Rapid angiogenesis onset after discontinuation of sunitinib treatment of renal cell carcinoma patients
Clinical Cancer Research, 05/14/2012
Griffioen AW et al. – This study describes for the first time the angiostatic response in human primary renal cancers at the tissue level upon treatment with VEGF targeted therapy. Discontinuation of treatment with tyrosine kinase inhibitors leads to accelerated angiogenesis. The results of the current study contribute important data to the ongoing discussion on the discontinuation of treatment with kinase inhibitors.
Phase II trials of VEGF pathway targeted therapy given prior to cytoreductive surgery were performed with metastatic RCC patients with the primary tumor in situ, to investigate the necessity of nephrectomy.
Primary tumor tissues were obtained and assessed for angiogenesis parameters.
Results were compared to similar analyses on untreated tumors.
Sunitinib or bevacizumab pretreatment resulted in a significant reduction of microvessel density in the primary tumor.
Also, an increase in vascular pericyte coverage was found in sunitinib-pretreated tumors, consistent with efficient angiogenesis inhibition.
Expression of several key regulators of angiogenesis was suppressed in pretreated tissues, among which VEGFR-1 and -2, angiopoietin-1 and -2 and PDGF-B.
In addition, apoptosis in tumor and endothelial cells was induced.
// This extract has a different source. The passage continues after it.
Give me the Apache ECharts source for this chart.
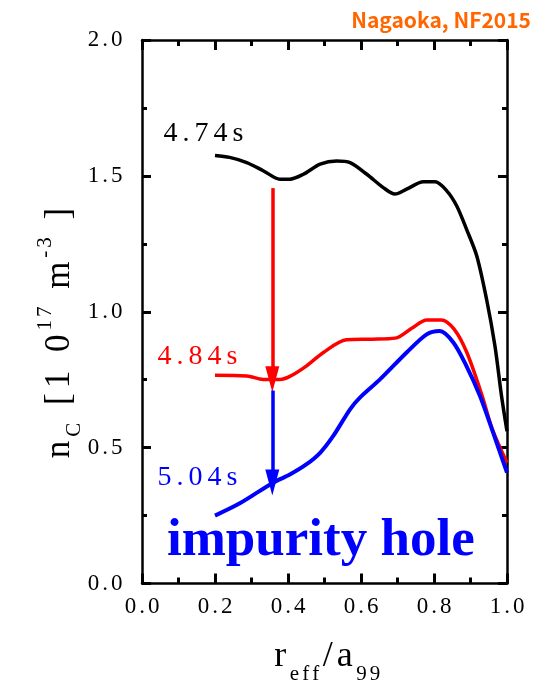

Interestingly, in sunitinib-pretreated tissues a dramatic increase of the number of proliferating endothelial cells was observed, which was not the case in bevacizumab-pretreated tumors.
A positive correlation with the interval between halting the therapy and surgery was found, suggesting a compensatory angiogenic response caused by the discontinuation of sunitinib treatment.